Everything from the first line of the data below through the line that contains "import pandas as pd" should be written out exactly, please, and nothing more; the pictures stay out.

## begin DATA SECTION

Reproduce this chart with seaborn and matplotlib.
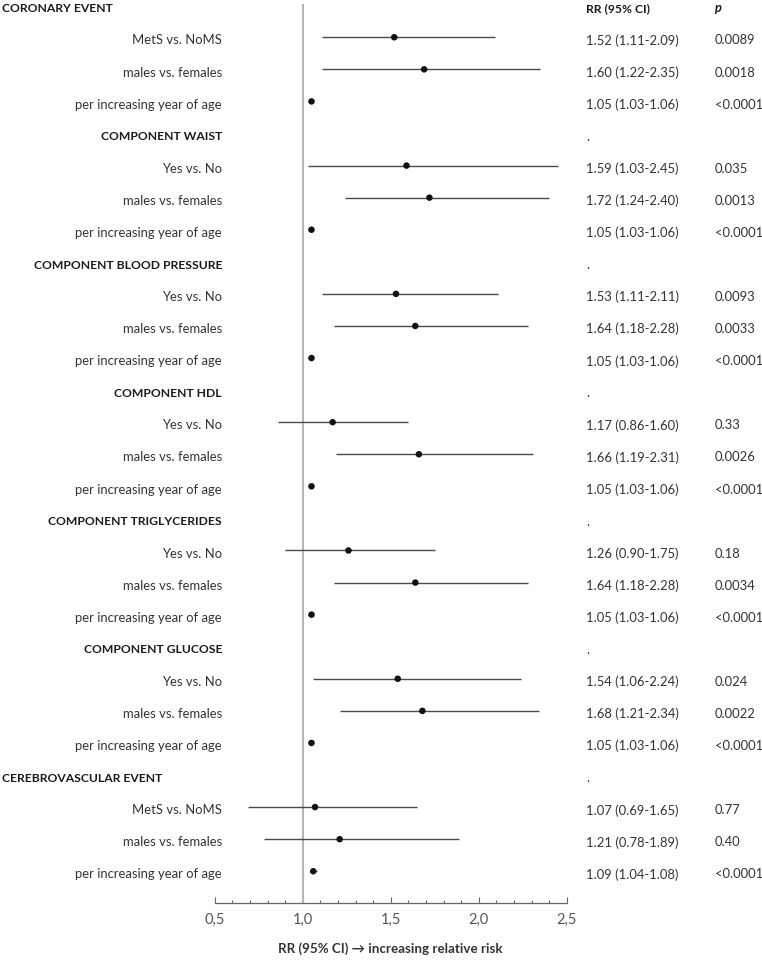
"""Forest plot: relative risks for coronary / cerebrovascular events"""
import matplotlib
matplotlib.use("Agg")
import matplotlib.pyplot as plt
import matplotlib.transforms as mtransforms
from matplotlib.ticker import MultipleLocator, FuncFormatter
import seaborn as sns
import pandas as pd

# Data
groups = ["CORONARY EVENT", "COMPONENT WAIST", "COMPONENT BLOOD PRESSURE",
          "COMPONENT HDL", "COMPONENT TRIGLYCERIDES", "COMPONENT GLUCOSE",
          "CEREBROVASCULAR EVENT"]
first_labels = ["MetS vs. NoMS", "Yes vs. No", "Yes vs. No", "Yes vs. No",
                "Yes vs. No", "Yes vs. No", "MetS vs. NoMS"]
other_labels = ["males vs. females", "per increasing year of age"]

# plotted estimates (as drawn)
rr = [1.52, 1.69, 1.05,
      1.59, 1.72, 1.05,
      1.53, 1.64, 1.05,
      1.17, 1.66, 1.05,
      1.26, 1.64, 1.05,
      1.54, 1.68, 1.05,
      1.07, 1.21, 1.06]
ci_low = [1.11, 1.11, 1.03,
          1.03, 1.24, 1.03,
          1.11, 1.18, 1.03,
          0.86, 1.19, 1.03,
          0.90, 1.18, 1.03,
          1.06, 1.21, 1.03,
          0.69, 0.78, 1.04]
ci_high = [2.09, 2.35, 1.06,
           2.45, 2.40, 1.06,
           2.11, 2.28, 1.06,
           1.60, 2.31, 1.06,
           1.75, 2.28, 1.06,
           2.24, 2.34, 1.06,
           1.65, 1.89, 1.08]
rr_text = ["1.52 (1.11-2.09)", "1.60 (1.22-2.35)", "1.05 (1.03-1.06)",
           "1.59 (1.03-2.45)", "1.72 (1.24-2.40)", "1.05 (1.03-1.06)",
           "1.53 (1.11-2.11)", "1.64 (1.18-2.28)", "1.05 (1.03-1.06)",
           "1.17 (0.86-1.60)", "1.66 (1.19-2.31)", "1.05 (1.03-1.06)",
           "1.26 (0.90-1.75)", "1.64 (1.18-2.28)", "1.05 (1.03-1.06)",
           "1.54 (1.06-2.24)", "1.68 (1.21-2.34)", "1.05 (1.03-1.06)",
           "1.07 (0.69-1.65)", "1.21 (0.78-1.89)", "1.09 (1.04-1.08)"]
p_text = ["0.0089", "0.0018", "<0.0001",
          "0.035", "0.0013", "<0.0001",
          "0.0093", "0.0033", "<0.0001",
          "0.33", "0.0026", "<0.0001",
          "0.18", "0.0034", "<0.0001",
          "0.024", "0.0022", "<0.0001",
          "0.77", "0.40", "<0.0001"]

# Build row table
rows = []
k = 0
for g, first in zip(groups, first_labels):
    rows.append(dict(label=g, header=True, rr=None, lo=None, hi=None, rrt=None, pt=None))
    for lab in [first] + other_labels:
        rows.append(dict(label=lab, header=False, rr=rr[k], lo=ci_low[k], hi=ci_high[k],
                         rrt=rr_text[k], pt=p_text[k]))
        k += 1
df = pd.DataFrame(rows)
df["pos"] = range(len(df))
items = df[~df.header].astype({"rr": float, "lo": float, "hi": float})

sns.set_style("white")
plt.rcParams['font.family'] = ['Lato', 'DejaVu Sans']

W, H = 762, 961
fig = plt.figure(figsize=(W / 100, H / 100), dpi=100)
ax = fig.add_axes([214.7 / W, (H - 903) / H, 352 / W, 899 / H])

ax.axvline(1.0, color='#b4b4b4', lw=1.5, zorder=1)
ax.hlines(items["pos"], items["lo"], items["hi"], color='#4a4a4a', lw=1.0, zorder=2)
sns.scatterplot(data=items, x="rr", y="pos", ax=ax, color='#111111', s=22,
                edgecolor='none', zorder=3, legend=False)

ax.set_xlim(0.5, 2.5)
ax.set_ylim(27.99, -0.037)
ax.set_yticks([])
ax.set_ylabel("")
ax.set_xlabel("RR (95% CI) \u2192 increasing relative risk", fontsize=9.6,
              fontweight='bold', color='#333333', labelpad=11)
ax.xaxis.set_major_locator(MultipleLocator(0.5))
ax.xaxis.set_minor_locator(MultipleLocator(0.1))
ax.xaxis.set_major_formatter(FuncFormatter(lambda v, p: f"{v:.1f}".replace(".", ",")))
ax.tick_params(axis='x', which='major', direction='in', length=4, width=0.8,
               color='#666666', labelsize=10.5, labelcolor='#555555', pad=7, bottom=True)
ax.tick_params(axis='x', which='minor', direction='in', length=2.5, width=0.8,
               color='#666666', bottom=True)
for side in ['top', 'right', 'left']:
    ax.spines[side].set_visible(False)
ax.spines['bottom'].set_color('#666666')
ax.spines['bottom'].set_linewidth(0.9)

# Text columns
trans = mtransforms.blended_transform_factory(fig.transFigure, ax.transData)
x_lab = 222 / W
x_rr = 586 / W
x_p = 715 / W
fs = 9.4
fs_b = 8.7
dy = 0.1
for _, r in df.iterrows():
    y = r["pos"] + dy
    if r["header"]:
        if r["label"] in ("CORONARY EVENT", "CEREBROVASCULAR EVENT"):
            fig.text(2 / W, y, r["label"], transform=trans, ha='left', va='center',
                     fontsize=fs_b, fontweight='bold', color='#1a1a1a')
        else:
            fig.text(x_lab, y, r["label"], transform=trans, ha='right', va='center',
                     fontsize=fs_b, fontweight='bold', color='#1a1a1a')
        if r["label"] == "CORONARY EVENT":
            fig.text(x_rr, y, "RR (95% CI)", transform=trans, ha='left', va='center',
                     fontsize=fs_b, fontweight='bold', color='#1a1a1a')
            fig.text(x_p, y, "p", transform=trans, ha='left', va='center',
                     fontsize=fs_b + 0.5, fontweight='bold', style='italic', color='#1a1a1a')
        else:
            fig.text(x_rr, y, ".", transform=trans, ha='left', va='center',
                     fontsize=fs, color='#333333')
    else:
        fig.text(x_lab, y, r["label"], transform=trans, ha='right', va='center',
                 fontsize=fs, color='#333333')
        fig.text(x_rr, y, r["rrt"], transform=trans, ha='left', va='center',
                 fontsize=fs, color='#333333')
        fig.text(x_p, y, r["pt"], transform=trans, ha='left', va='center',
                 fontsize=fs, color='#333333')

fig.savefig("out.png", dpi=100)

## end DATA SECTION

_SOLUTION TO THIS EXERCISE:_
Reproduce this chart with seaborn and matplotlib.
"""Forest plot: relative risks for coronary / cerebrovascular events"""
import matplotlib
matplotlib.use("Agg")
import matplotlib.pyplot as plt
import matplotlib.transforms as mtransforms
from matplotlib.ticker import MultipleLocator, FuncFormatter
import seaborn as sns
import pandas as pd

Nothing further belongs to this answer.